• WHAT YOU SHOULD DO: Everything from the first line of the data below through the line that contains "var yTicks = [10, 15, 20, 25, 30, 35, 40];" should be written out exactly, please, and nothing more; the pictures stay out.

• PROVIDED INFORMATION:
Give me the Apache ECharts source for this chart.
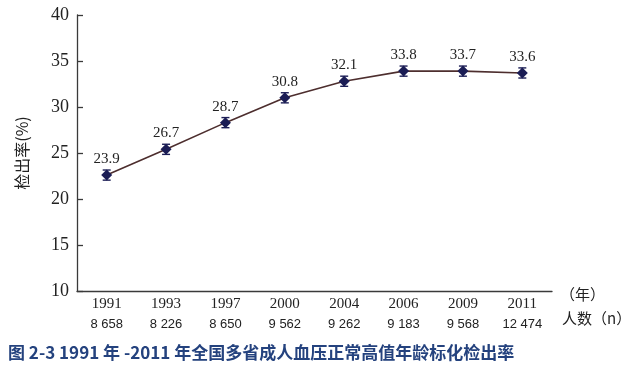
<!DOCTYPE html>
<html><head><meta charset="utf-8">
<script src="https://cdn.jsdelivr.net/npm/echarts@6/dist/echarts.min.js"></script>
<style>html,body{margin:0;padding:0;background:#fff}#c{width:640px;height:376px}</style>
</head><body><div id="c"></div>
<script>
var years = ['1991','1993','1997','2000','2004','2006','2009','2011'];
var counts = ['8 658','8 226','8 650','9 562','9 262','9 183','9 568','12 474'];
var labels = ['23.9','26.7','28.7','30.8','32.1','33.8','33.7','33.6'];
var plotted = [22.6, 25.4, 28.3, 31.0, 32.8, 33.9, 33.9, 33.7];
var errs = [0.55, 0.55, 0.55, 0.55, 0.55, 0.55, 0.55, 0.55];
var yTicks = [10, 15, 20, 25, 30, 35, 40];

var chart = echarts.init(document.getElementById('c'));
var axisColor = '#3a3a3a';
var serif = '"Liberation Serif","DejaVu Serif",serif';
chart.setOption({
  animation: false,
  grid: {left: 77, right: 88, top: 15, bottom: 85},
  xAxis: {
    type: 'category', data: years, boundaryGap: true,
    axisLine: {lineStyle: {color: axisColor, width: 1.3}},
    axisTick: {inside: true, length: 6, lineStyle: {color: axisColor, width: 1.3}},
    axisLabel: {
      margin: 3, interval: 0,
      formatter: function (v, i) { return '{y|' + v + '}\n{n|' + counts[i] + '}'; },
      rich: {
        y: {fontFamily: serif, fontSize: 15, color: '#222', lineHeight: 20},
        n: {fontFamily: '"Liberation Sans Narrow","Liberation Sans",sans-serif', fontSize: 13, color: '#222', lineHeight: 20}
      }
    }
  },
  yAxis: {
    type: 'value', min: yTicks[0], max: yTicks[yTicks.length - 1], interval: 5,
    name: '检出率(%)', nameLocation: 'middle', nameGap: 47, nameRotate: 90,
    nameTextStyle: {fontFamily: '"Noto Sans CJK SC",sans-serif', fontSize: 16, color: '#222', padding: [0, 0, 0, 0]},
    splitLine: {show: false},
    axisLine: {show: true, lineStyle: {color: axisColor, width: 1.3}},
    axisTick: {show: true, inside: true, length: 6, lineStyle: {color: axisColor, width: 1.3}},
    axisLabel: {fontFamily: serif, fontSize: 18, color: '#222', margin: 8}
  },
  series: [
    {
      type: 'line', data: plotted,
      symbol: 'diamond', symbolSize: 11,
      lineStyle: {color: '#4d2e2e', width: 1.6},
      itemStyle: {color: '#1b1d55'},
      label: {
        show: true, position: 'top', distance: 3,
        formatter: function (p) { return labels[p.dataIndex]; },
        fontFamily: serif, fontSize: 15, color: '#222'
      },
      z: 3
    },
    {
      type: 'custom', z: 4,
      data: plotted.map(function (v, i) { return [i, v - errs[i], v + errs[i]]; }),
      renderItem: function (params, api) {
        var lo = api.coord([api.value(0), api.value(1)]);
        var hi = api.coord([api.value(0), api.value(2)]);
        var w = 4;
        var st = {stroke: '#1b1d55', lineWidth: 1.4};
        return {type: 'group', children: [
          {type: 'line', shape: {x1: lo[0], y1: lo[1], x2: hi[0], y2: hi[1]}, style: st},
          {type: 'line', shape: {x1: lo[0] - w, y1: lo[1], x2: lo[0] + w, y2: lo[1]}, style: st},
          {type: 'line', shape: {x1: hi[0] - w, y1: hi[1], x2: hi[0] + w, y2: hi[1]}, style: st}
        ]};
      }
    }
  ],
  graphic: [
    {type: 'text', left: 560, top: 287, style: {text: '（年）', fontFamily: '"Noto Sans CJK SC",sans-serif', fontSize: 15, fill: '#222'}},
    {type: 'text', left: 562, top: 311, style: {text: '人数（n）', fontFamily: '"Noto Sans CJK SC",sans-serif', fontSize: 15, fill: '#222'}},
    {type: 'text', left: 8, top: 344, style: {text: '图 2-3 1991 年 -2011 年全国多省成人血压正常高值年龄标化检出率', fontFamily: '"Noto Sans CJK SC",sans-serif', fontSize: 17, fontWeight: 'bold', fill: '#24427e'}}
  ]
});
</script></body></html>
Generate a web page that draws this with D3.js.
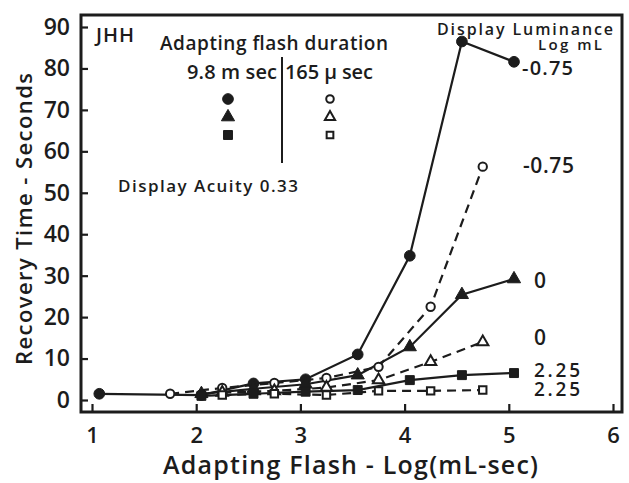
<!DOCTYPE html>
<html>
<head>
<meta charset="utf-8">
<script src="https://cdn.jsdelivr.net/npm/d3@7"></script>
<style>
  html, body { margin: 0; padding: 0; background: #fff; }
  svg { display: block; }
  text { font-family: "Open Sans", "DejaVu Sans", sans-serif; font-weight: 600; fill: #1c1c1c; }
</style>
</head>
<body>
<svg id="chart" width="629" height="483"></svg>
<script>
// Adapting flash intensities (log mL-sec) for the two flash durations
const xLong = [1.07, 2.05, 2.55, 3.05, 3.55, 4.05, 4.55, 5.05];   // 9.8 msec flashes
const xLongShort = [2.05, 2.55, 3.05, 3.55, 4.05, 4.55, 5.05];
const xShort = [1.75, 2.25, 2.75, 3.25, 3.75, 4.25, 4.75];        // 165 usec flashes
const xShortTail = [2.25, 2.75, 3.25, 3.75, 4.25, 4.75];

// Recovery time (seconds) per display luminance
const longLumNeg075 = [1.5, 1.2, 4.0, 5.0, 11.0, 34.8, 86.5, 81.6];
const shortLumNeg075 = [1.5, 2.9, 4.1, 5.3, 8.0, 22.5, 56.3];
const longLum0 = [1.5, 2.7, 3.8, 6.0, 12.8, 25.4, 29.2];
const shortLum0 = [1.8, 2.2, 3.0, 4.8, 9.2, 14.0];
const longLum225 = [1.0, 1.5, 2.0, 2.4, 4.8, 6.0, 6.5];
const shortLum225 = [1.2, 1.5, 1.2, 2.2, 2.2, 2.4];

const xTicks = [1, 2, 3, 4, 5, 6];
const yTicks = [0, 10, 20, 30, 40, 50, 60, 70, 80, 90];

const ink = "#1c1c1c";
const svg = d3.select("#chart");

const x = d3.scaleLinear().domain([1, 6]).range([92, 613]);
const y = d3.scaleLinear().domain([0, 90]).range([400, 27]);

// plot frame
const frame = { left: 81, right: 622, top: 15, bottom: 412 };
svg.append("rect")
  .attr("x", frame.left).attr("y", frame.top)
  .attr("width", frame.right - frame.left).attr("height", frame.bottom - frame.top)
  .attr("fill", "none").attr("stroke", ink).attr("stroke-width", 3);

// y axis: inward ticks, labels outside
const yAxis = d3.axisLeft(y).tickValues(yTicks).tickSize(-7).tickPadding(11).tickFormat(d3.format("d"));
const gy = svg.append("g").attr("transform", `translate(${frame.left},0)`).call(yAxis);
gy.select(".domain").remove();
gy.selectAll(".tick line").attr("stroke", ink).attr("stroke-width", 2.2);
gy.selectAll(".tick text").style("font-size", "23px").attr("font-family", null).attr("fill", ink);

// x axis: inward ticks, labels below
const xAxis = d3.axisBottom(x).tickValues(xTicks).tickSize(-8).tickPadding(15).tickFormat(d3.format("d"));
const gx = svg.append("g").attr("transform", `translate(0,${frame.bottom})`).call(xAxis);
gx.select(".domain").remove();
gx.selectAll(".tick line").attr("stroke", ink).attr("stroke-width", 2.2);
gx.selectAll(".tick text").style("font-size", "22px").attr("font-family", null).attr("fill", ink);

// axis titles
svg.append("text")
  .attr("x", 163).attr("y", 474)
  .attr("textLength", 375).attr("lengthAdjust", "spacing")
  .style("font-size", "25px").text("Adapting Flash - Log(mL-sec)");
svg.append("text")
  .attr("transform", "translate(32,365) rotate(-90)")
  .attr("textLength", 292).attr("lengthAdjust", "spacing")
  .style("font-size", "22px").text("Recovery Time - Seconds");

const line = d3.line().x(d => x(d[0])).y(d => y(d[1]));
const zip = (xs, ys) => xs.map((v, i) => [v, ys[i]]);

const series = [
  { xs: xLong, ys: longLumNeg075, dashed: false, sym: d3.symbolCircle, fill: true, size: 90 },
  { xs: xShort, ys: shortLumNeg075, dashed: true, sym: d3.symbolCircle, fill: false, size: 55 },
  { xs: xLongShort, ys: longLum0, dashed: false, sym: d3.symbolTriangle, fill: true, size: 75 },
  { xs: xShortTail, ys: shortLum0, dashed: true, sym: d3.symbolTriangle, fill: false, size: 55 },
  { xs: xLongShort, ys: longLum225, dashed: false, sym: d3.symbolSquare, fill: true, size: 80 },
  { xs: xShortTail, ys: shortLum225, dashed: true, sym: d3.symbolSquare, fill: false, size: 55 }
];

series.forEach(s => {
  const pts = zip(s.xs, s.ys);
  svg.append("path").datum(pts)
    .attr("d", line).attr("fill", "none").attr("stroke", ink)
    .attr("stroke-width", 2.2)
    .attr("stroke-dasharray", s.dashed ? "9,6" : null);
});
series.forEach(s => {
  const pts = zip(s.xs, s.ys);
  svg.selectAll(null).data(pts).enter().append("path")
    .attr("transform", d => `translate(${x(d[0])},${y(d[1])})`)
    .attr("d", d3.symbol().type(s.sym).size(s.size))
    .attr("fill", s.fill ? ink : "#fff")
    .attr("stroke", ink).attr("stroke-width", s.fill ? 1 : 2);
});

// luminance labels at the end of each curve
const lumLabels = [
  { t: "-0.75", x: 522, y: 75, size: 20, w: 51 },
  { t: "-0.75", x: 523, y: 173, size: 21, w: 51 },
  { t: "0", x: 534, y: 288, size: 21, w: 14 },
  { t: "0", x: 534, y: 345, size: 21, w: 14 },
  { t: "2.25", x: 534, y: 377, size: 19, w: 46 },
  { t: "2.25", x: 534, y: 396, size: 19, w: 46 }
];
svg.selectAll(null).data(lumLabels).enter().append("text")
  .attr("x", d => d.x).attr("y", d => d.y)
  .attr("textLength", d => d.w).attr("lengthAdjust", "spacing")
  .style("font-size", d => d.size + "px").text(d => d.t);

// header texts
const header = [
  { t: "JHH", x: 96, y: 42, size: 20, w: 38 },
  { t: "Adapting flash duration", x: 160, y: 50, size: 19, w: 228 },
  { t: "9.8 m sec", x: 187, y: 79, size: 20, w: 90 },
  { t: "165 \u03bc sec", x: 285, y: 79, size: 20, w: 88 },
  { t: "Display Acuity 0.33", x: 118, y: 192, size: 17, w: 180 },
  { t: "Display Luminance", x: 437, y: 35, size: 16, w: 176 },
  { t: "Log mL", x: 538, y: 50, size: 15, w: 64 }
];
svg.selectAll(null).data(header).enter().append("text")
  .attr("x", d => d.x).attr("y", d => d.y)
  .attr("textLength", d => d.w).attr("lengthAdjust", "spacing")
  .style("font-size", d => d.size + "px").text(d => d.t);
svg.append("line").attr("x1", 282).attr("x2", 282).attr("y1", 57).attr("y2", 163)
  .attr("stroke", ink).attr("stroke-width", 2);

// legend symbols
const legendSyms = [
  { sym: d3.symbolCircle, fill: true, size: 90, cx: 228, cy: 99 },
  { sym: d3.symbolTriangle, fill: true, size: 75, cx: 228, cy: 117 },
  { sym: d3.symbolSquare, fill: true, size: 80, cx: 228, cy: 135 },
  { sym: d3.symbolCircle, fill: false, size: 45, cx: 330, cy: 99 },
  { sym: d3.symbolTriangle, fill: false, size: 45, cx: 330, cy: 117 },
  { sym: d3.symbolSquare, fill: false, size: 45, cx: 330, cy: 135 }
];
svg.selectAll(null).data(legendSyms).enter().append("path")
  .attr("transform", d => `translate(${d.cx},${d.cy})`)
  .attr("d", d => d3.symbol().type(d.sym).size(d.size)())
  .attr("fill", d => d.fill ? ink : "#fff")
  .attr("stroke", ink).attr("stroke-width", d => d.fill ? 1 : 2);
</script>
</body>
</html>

• EXERCISE OUTPUT:
Give me the Apache ECharts source for this chart.
<!DOCTYPE html>
<html><head><meta charset="utf-8">
<script src="https://cdn.jsdelivr.net/npm/echarts@6/dist/echarts.min.js"></script>
<style>html,body{margin:0;padding:0;background:#fff}#c{width:640px;height:376px}</style>
</head><body><div id="c"></div>
<script>
var years = ['1991','1993','1997','2000','2004','2006','2009','2011'];
var counts = ['8 658','8 226','8 650','9 562','9 262','9 183','9 568','12 474'];
var labels = ['23.9','26.7','28.7','30.8','32.1','33.8','33.7','33.6'];
var plotted = [22.6, 25.4, 28.3, 31.0, 32.8, 33.9, 33.9, 33.7];
var errs = [0.55, 0.55, 0.55, 0.55, 0.55, 0.55, 0.55, 0.55];
var yTicks = [10, 15, 20, 25, 30, 35, 40];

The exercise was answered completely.